6. The method of claim 5, wherein receiving input data relating to
the well surface arrangement comprises receiving an indication of
whether the well surface arrangement is a land well, an offshore
well with a surface platform, or a subsea well.
7. The method of claim 6, wherein selecting the well trajectory
comprises selecting one of a vertical well, a slant well, and a
horizontal well.
8. The method of claim 5, wherein selecting the type of interface
between the reservoir and wellbore comprises selecting one of an
open hole completion, a cased hole completion, and a slotted liner
completion.
9. The method of claim 8, further comprising receiving input data
relating to whether a formation containing the reservoir is a
sandstone formation or a carbonate formation, wherein selecting the
type of interface is further based on receiving the input data
relating to the formation.
10. The method of claim 1, wherein selecting the completion
equipment comprises selecting an arrangement of a lower completion
in the well.
11. The method of claim 10, wherein selecting the arrangement of
the lower completion comprises selecting a type of sand control
arrangement.
12. The method of claim 1, wherein selecting the completion
equipment comprises selecting a type of artificial lift system.
13. The method of claim 1, wherein selecting the completion
equipment comprises selecting at least one of a flow control device
and a sensor.
14. The method of claim 1, further comprising refining a proposed
configuration generated by the first module, the proposed
configuration comprising the well trajectory, the
reservoir-wellbore interface, and the completion equipment.

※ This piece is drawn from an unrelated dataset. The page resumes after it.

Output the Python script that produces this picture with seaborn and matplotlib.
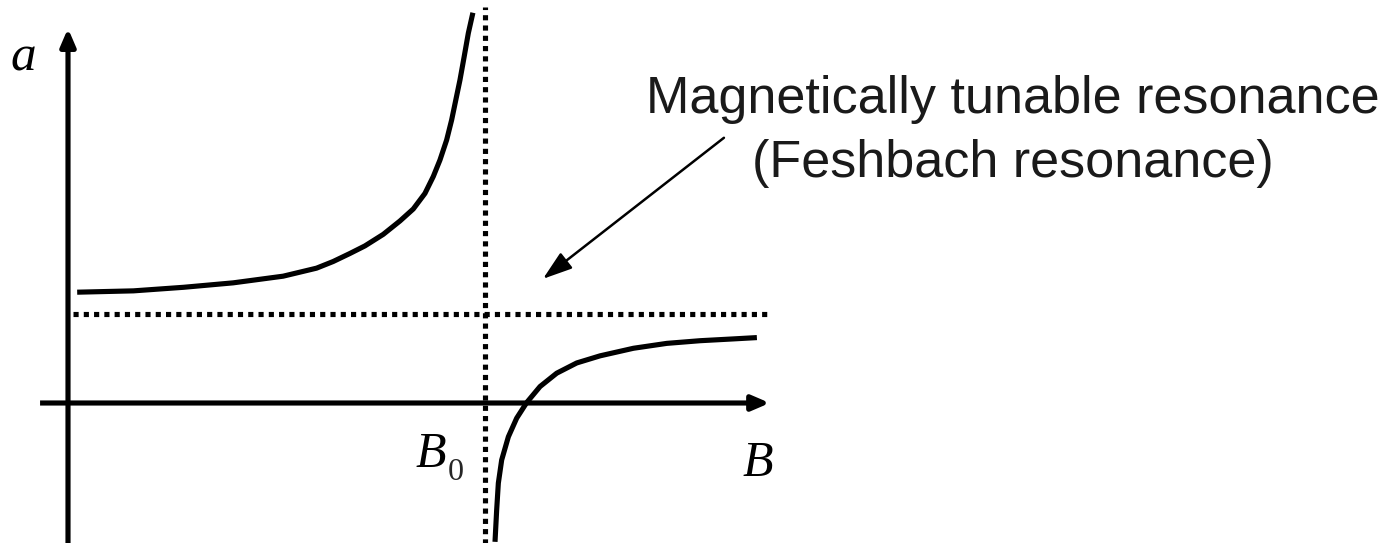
import matplotlib
matplotlib.use('Agg')
import matplotlib.pyplot as plt
import numpy as np
import pandas as pd
import seaborn as sns

# Feshbach resonance sketch: scattering length a vs magnetic field B
# units: B0 = 10, background scattering length a_bg = 2
B0 = 10.0
A_BG = 2.0

# branch below resonance (B < B0)
upper_B = [0.22, 1.57, 2.77, 3.96, 5.16, 5.96, 6.36, 6.76, 7.12, 7.56, 7.96,
           8.28, 8.56, 8.76, 8.92, 9.08, 9.20, 9.30, 9.40, 9.50, 9.60, 9.71]
upper_a = [2.49, 2.52, 2.60, 2.70, 2.85, 3.03, 3.18, 3.36, 3.53, 3.79, 4.09,
           4.36, 4.71, 5.09, 5.46, 5.91, 6.36, 6.81, 7.26, 7.78, 8.31, 8.77]

# branch above resonance (B > B0)
lower_B = [10.24, 10.28, 10.32, 10.40, 10.56, 10.76, 11.00, 11.32, 11.72,
           12.20, 12.76, 13.56, 14.36, 15.16, 15.95, 16.52]
lower_a = [-3.12, -2.40, -1.80, -1.28, -0.76, -0.34, 0.01, 0.37, 0.67,
           0.90, 1.06, 1.23, 1.34, 1.40, 1.44, 1.47]

label_line1 = 'Magnetically tunable resonance'
label_line2 = '(Feshbach resonance)'

sns.set_style('white')
plt.rcParams['font.family'] = ['Liberation Sans', 'DejaVu Sans']

fig = plt.figure(figsize=(13.96, 5.43), dpi=100)
ax = fig.add_axes([0, 0, 1, 1])

df = pd.concat([
    pd.DataFrame({'B': upper_B, 'a': upper_a, 'branch': 'below'}),
    pd.DataFrame({'B': lower_B, 'a': lower_a, 'branch': 'above'}),
])
sns.lineplot(data=df, x='B', y='a', units='branch', estimator=None,
             sort=False, color='black', lw=3.7, ax=ax,
             solid_capstyle='butt', solid_joinstyle='round')

# pixel scale of the sketch: 41.7 px per B unit, 44.5 px per a unit
ax.set_xlim(-68 / 41.7, (1396 - 68) / 41.7)
ax.set_ylim(-(543 - 403) / 44.5, 403 / 44.5)
ax.axis('off')

# asymptotes
dot = dict(color='black', lw=3.7, linestyle=(0, (1.0, 1.0)),
           dash_capstyle='butt')
ax.plot([0.12, 16.79], [A_BG, A_BG], **dot)
ax.plot([B0, B0], [-3.2, 8.9], **dot)

# axes with arrow heads
ax_arrow = dict(arrowstyle='-|>,head_length=0.42,head_width=0.18',
                color='black', lw=3.7, mutation_scale=25,
                shrinkA=0, shrinkB=0, capstyle='butt')
ax.annotate('', xy=(16.83, 0), xytext=(-0.67, 0), arrowprops=ax_arrow)
ax.annotate('', xy=(0, 8.42), xytext=(0, -3.2), arrowprops=ax_arrow)

# axis labels
serif = dict(family='Liberation Serif', style='italic', color='black',
             va='baseline', ha='center')
ax.text(-1.08, 7.48, 'a', fontsize=37, **serif)
ax.text(16.55, -1.64, 'B', fontsize=36, **serif)
ax.text(8.70, -1.44, 'B', fontsize=36, **serif)
ax.text(9.30, -1.73, '0', fontsize=23, family='Liberation Serif',
        va='baseline', ha='center')

# annotation
txt = dict(fontsize=37.5, color='#1a1a1a', ha='center', va='baseline')
ax.text(22.66, 6.52, label_line1, **txt)
ax.text(22.65, 5.08, label_line2, **txt)
ax.annotate('', xy=(11.39, 2.79), xytext=(15.73, 5.96),
            arrowprops=dict(arrowstyle='-|>,head_length=0.9,head_width=0.3',
                            color='black', lw=1.8, mutation_scale=20,
                            shrinkA=0, shrinkB=0))

fig.savefig('out.png', dpi=100)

15. The method of claim 14, wherein refining the proposed
configuration comprises one or more of the following: determining
placement of the well with the proposed well trajectory in the
reservoir; determining placement of perforations; and determining a
position of completion equipment.
16. The method of claim 15, wherein refining the proposed
configuration is based on a predefined performance measure.

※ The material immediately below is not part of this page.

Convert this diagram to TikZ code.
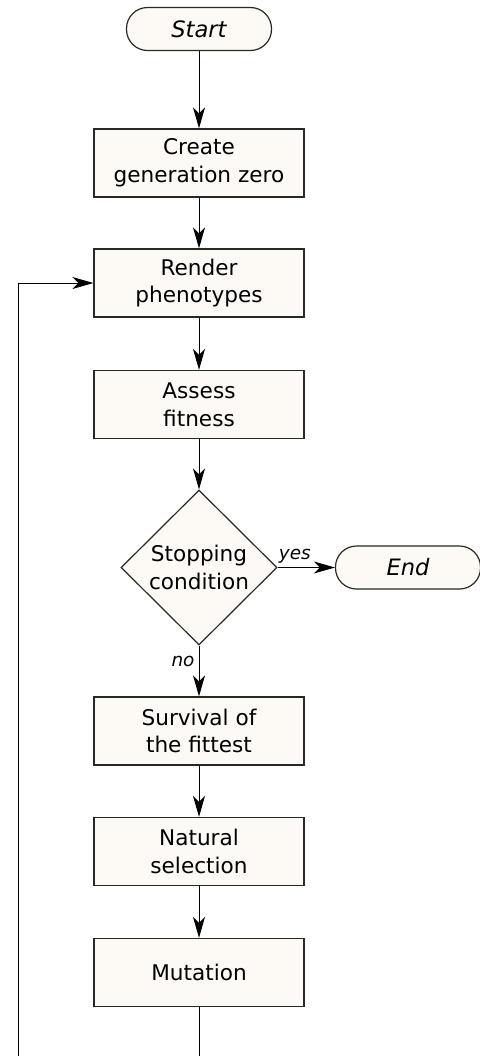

17. The method of claim 16, wherein refining the proposed
configuration is based on a constraint selected from the group
consisting of a target production rate, a target gas-to-oil ratio,
and a target bottom-hole pressure.
18. The method of claim 16, wherein refining the proposed
configuration comprises invoking a simulator to assess performance
of the proposed configuration.
19. The method of claim 18, wherein refining the proposed
configuration comprises invoking an economics tool to determine
effect of the proposed configuration on a predefined economic
measure.
20. An article comprising at least one storage medium containing
instructions for determining a configuration of a well, the
instructions when executed causing a system to: receive input data
relating to characteristics of a reservoir and a well surface
arrangement; and generate a proposed configuration of the well
using a rule-based analysis, the proposed configuration including a
trajectory of a wellbore in the well, a type of interface between
the reservoir and the wellbore, and completion equipment for
installation in the wellbore based on the input data.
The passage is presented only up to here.